RECORDS SHOWN.
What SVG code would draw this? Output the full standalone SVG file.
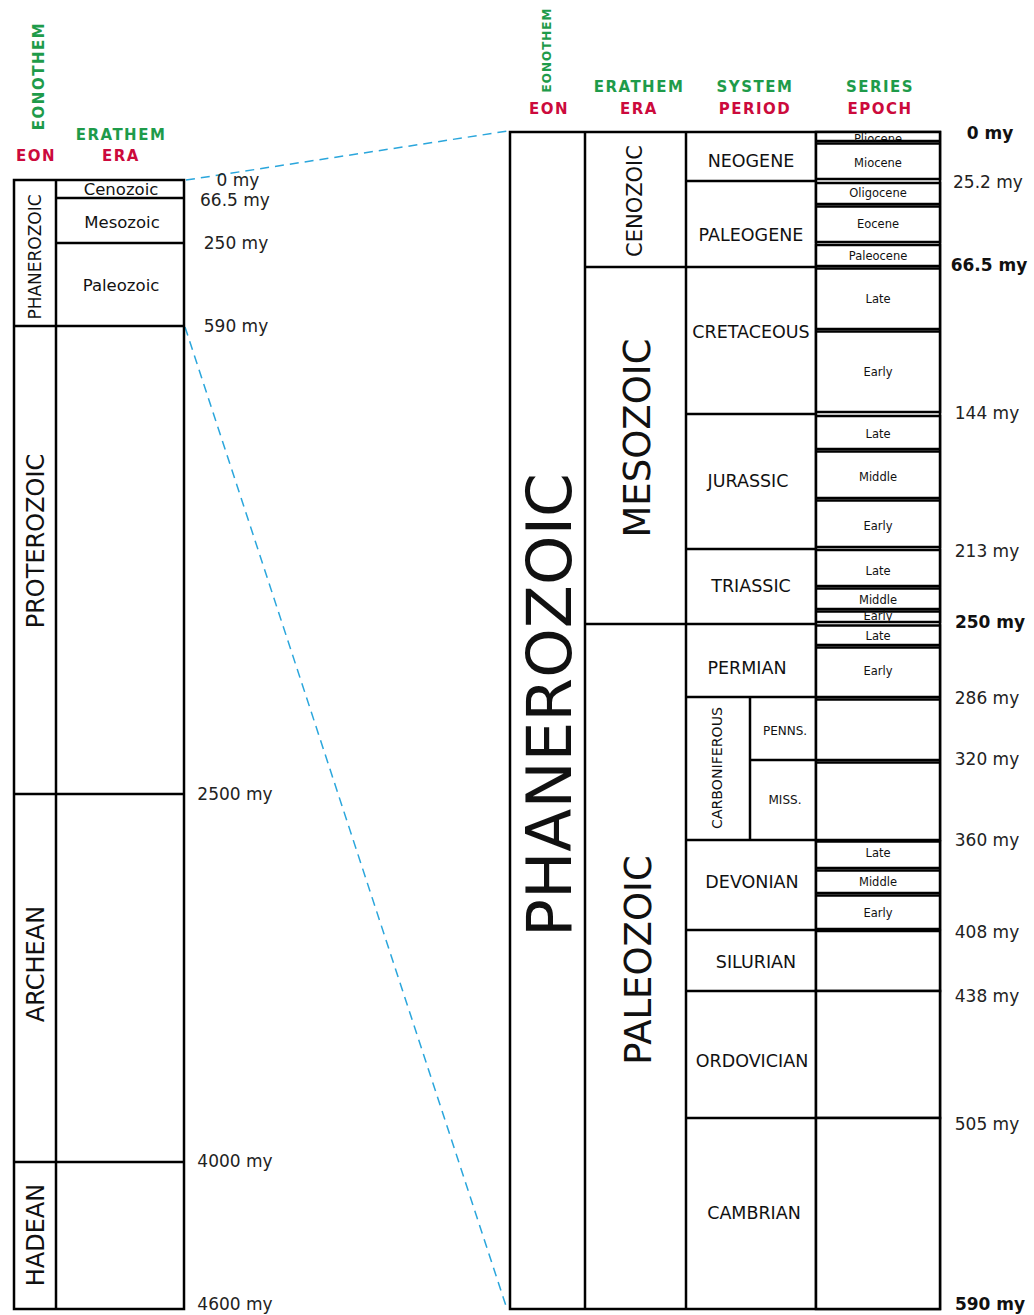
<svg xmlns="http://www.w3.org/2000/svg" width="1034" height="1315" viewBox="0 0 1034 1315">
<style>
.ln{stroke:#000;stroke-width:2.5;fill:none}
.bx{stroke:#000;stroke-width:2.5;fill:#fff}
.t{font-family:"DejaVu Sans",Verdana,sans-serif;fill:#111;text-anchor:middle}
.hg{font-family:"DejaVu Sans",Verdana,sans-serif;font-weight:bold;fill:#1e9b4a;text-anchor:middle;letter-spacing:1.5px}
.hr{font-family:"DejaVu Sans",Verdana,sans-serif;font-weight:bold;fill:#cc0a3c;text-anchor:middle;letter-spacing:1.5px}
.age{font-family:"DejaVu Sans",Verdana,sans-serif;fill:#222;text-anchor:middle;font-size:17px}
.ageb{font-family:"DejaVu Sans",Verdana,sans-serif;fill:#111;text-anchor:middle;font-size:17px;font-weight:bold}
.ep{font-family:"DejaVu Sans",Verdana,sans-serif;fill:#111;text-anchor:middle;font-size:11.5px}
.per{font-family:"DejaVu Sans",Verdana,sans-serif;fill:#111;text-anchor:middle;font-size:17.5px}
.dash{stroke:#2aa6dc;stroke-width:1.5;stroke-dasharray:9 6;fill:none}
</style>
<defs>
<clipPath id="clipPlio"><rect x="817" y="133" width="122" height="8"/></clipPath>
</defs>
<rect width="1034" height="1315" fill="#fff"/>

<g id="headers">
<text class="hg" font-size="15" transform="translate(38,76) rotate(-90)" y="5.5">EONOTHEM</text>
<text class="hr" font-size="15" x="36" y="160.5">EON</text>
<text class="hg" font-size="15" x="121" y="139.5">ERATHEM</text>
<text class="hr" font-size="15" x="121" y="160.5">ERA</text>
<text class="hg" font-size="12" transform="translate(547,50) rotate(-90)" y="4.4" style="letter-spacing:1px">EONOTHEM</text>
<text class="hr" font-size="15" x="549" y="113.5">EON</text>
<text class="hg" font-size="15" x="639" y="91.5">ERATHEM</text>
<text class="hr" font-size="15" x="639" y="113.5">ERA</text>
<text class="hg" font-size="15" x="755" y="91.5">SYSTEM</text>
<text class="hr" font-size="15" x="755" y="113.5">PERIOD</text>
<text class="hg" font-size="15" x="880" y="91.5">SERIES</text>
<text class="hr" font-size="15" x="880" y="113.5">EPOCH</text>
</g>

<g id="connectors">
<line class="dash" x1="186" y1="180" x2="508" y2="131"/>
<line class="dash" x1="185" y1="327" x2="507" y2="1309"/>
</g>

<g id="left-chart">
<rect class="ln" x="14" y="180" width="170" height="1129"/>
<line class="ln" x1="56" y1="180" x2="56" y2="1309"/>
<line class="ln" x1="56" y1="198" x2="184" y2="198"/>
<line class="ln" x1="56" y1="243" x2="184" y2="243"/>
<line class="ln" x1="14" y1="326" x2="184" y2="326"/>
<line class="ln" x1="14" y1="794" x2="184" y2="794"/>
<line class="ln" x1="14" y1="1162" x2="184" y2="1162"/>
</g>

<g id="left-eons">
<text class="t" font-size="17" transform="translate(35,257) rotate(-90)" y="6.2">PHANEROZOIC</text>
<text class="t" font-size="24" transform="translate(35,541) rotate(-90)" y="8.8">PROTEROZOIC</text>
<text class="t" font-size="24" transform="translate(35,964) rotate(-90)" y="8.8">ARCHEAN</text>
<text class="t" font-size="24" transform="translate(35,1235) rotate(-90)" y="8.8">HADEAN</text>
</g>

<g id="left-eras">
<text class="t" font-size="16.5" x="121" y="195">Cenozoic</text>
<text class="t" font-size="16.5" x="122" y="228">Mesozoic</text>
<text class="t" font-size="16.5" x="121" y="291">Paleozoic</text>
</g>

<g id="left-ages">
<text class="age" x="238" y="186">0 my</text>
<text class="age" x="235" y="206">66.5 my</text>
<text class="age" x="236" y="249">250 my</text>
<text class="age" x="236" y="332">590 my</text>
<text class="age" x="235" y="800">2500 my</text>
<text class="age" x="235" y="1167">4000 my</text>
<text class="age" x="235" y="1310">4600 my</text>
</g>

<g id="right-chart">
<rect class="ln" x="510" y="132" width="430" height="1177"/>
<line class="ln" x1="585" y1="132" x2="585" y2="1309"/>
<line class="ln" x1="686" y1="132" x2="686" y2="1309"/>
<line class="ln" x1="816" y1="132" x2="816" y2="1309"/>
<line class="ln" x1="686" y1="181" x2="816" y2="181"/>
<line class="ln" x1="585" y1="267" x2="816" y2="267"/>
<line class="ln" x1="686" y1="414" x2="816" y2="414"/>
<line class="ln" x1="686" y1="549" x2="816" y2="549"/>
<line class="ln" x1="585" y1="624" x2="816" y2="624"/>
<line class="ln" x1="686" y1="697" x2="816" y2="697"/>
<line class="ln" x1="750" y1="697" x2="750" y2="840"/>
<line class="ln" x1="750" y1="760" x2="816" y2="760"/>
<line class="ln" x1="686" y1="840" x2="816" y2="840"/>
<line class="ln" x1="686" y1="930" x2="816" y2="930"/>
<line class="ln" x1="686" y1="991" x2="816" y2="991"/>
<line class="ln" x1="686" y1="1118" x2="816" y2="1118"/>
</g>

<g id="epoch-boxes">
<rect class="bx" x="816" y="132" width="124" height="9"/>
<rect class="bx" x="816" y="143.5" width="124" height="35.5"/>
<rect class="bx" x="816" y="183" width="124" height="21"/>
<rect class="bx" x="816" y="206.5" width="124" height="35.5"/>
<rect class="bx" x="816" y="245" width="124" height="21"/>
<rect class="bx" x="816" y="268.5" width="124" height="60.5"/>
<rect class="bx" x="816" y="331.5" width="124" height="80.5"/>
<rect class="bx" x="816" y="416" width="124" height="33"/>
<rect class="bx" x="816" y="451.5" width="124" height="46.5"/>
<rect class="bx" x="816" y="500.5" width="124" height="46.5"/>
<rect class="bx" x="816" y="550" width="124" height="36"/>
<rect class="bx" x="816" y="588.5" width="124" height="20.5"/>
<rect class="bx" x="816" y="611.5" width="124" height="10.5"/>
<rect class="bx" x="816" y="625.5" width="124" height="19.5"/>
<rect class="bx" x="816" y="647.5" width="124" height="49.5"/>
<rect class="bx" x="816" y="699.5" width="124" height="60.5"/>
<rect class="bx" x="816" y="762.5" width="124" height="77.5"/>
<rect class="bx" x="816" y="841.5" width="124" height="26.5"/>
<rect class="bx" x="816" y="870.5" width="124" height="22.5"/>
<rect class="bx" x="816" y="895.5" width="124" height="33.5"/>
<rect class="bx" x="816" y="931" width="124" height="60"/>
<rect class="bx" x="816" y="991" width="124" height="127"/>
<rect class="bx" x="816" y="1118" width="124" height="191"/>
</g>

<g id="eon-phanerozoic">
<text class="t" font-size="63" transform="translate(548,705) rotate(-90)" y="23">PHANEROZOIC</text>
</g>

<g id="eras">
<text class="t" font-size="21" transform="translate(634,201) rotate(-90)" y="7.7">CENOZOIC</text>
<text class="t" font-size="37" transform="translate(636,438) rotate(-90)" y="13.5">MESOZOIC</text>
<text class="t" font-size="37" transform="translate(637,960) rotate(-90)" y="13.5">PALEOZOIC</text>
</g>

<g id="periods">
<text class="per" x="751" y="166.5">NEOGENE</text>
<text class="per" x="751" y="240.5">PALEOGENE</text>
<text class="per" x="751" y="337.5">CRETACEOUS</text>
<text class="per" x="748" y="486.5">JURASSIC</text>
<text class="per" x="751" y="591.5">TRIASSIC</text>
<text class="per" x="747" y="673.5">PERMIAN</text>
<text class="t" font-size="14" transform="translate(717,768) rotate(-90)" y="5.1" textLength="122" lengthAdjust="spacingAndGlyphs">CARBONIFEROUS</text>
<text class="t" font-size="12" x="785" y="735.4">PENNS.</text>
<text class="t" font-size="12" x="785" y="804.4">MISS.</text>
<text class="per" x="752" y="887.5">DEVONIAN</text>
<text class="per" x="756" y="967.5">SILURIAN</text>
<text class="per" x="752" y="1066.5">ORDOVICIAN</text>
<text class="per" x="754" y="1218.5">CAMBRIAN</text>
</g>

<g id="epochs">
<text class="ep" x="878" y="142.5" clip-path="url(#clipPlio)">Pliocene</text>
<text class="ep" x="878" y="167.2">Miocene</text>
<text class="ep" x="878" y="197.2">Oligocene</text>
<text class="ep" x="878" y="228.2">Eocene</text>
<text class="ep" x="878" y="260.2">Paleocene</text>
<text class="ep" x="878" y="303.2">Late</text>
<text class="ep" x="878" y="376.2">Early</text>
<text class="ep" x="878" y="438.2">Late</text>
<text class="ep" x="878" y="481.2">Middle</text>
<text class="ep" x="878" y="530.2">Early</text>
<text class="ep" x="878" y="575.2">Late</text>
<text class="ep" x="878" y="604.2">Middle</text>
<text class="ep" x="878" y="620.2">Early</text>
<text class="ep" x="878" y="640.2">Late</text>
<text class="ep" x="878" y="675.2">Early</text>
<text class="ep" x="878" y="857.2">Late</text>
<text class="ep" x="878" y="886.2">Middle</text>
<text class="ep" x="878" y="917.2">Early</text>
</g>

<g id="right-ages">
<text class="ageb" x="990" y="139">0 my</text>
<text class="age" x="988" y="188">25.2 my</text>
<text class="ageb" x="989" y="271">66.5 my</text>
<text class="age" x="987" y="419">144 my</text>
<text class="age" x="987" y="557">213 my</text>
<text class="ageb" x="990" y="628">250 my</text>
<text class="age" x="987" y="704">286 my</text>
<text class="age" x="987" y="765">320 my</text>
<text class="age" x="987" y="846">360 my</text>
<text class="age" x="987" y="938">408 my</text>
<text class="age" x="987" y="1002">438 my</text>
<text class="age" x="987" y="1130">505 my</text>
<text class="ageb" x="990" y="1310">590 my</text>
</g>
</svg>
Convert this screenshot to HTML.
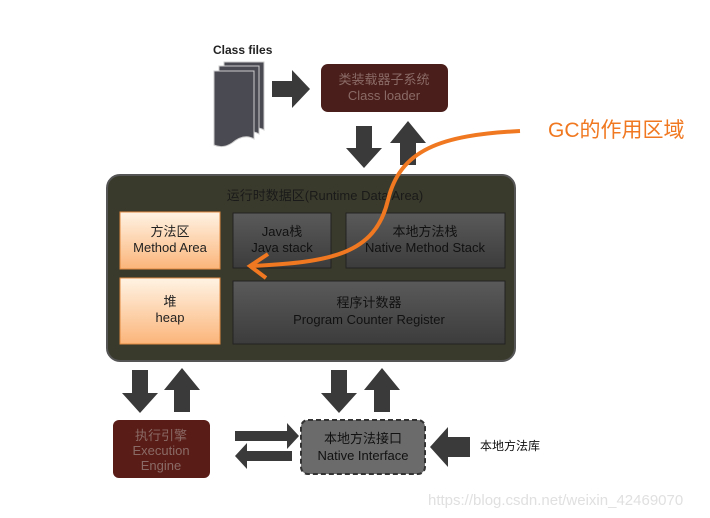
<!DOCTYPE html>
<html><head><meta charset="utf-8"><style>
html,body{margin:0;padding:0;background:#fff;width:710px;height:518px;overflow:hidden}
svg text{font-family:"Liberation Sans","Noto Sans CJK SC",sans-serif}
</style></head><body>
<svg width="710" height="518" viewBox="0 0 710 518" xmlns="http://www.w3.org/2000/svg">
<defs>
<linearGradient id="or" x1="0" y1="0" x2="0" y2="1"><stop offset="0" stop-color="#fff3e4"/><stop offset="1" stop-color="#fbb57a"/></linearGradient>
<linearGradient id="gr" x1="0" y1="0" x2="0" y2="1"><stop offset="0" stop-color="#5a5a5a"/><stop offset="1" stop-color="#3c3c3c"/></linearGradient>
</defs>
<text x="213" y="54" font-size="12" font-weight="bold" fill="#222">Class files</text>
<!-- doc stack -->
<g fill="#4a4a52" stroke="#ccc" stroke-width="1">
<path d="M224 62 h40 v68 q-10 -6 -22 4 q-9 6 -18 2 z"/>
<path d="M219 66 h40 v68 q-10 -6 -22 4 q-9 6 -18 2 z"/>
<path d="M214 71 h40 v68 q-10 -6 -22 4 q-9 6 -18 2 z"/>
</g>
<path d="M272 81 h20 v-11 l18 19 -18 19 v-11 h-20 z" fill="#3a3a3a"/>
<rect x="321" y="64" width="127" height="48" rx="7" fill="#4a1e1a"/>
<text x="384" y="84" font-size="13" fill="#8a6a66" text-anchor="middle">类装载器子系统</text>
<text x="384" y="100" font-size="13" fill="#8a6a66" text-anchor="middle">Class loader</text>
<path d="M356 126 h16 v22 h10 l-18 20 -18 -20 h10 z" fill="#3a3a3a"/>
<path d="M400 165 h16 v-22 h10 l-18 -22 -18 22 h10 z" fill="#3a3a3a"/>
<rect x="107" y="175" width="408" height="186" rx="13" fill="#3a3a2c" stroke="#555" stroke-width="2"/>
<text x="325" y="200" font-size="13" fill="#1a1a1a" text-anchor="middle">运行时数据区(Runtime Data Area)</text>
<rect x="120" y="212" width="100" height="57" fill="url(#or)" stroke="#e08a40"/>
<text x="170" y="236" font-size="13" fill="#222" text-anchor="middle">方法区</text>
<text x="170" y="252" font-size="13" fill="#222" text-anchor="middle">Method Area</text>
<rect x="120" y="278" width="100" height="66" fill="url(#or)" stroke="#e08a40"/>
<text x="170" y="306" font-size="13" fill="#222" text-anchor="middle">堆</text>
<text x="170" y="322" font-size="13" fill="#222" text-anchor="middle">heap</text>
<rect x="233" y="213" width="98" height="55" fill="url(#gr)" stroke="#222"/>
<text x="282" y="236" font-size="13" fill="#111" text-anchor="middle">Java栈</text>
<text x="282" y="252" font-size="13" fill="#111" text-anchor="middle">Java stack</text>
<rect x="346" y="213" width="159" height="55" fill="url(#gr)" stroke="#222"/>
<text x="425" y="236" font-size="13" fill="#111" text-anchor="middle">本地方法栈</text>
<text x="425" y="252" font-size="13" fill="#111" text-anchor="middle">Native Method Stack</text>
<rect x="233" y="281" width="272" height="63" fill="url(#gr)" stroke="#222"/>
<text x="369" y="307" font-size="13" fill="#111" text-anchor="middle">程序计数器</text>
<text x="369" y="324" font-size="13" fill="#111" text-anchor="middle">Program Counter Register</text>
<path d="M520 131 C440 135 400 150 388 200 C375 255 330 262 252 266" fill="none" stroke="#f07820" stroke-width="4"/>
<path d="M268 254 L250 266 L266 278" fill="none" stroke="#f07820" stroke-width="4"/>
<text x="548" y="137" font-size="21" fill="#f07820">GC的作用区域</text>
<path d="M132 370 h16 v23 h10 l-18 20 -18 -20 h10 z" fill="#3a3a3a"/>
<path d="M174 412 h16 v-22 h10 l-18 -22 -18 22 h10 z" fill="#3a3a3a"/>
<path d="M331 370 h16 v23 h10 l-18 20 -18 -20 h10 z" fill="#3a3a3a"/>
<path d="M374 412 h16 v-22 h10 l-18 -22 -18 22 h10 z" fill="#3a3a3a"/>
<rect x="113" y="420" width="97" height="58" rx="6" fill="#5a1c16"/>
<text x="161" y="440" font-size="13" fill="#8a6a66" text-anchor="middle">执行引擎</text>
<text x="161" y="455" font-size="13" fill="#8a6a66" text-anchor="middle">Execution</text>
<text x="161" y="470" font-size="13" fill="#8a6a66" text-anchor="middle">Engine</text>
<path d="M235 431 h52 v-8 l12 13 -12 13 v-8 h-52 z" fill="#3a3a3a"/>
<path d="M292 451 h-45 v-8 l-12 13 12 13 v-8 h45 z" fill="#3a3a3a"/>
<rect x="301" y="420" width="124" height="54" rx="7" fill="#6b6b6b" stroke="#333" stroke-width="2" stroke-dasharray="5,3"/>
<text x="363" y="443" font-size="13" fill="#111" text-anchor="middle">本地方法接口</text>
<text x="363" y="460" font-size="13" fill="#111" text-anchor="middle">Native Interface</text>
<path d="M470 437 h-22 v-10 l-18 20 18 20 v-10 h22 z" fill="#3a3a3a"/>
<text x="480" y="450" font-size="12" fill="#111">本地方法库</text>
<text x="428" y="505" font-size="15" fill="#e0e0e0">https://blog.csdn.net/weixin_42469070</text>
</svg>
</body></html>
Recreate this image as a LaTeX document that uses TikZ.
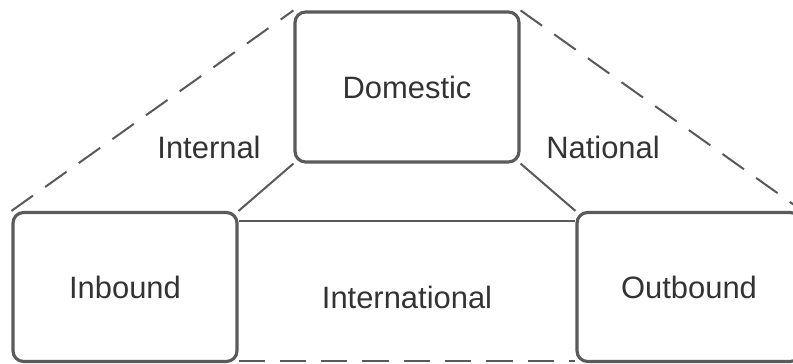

SHORT PROBLEM. Copy in full each line that holds the word "this".

THE ANSWER.
What SVG code would draw this? Output the full standalone SVG file.
Convert this screenshot to HTML.
Recreate this image as a LaTeX document that uses TikZ.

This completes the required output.